In a letter to regulation directors, Ofwat explained the current methodology – “a leakage estimation derived from a combination of real data, infilled data, samples, studies and assumptions” – dates to 1994 and is not suited to a water deficit world or the imminent rollout of smart meters.
Moreover, it has become overly complex and “does not incentivise companies to maintain sufficiently high levels of accuracy in all components of the water balance”. For 2023-24, 11 companies reported a water balance gap greater than +/- 2%, and five companies at greater than 3%. Ofwat said: “We believe that a higher degree of accuracy is required to deliver a better estimation of leakage.”
Ofwat said it had not pre-judged the outcome of the review, but would seek to:
Incentivise companies to continually improve the accuracy of data, minimising where possible the need for assumptions and infilling of missing data.
Understand best practice for each component of the water balance and incentivise companies to maintain a high degree of confidence in their water balance. “In this we want to ensure the focus for leakage reduction is on the detection and repair of real losses, not apparent losses."
Simplify the calculation.
Consider how best to incorporate smart meter data.
Secure a consistent approach with environmental regulators.
Consider international norms and their suitability for use here.
An information-gathering exercise will run through spring and summer, including a deep dive of each water company’s approach.
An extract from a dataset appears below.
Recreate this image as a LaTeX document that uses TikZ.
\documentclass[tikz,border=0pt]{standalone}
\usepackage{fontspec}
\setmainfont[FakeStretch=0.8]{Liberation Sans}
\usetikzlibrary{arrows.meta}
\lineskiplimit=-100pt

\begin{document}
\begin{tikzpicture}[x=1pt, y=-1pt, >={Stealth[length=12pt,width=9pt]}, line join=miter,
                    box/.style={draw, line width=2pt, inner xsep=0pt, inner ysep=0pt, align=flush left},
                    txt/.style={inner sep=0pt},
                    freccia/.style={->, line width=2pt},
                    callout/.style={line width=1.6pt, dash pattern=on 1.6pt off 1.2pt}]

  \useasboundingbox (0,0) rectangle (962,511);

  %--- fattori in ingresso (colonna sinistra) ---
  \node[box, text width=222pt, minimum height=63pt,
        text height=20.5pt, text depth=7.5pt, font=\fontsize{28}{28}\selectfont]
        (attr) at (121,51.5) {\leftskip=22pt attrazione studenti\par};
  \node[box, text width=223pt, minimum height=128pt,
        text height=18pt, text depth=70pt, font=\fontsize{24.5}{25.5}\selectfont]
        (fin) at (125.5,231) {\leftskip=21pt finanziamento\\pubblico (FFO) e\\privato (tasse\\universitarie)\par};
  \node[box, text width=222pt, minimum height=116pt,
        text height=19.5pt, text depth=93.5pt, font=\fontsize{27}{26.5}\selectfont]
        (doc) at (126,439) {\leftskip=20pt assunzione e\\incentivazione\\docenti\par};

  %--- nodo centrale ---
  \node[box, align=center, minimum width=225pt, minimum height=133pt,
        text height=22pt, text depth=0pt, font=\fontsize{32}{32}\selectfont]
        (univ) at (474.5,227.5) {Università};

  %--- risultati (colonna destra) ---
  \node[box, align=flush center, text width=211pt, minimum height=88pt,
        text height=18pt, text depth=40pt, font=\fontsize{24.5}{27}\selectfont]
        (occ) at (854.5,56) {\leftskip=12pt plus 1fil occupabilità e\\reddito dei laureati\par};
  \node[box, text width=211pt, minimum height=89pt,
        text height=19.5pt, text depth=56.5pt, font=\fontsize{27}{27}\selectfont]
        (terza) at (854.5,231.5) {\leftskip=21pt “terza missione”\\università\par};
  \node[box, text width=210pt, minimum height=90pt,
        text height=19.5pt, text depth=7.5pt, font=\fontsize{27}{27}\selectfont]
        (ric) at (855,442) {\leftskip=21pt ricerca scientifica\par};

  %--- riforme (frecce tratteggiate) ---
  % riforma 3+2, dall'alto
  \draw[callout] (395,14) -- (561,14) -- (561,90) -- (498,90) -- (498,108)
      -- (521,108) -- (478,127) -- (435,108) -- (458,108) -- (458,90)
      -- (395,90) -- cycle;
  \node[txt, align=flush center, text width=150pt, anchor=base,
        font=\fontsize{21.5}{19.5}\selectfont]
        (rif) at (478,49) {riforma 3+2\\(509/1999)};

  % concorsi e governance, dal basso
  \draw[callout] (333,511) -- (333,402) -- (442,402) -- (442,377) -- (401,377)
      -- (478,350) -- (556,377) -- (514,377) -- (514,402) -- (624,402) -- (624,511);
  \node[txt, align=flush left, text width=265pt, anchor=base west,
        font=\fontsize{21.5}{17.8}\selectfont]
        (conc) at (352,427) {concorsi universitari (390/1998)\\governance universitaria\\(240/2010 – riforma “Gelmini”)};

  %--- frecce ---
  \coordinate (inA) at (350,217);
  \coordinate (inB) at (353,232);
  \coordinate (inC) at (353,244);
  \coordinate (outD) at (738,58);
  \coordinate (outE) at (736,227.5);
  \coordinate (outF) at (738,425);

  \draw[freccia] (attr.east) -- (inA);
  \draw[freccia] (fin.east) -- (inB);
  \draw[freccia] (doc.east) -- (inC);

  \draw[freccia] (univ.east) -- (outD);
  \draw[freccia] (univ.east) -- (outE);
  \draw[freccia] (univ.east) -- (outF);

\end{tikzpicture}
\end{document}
Workshops and work streams will follow in summer and autumn, with the likely content to include:
The emerging picture of best practice across all companies.
A decision on whether to adopt a ‘top-down’ vs a top-down bottom-up’ approach, and detail of the calculation.
International comparators.
Components of the calculation, expected accuracy and incentivisation.
Upstream (trunk main and service reservoir) leakage.
How to best use smart meter data.
The findings from the workstreams will be drafted into a methodology for consultation in late 2025/early 2026. Ofwat will consider the consultation responses, before publishing the finalised methodology by summer 2026.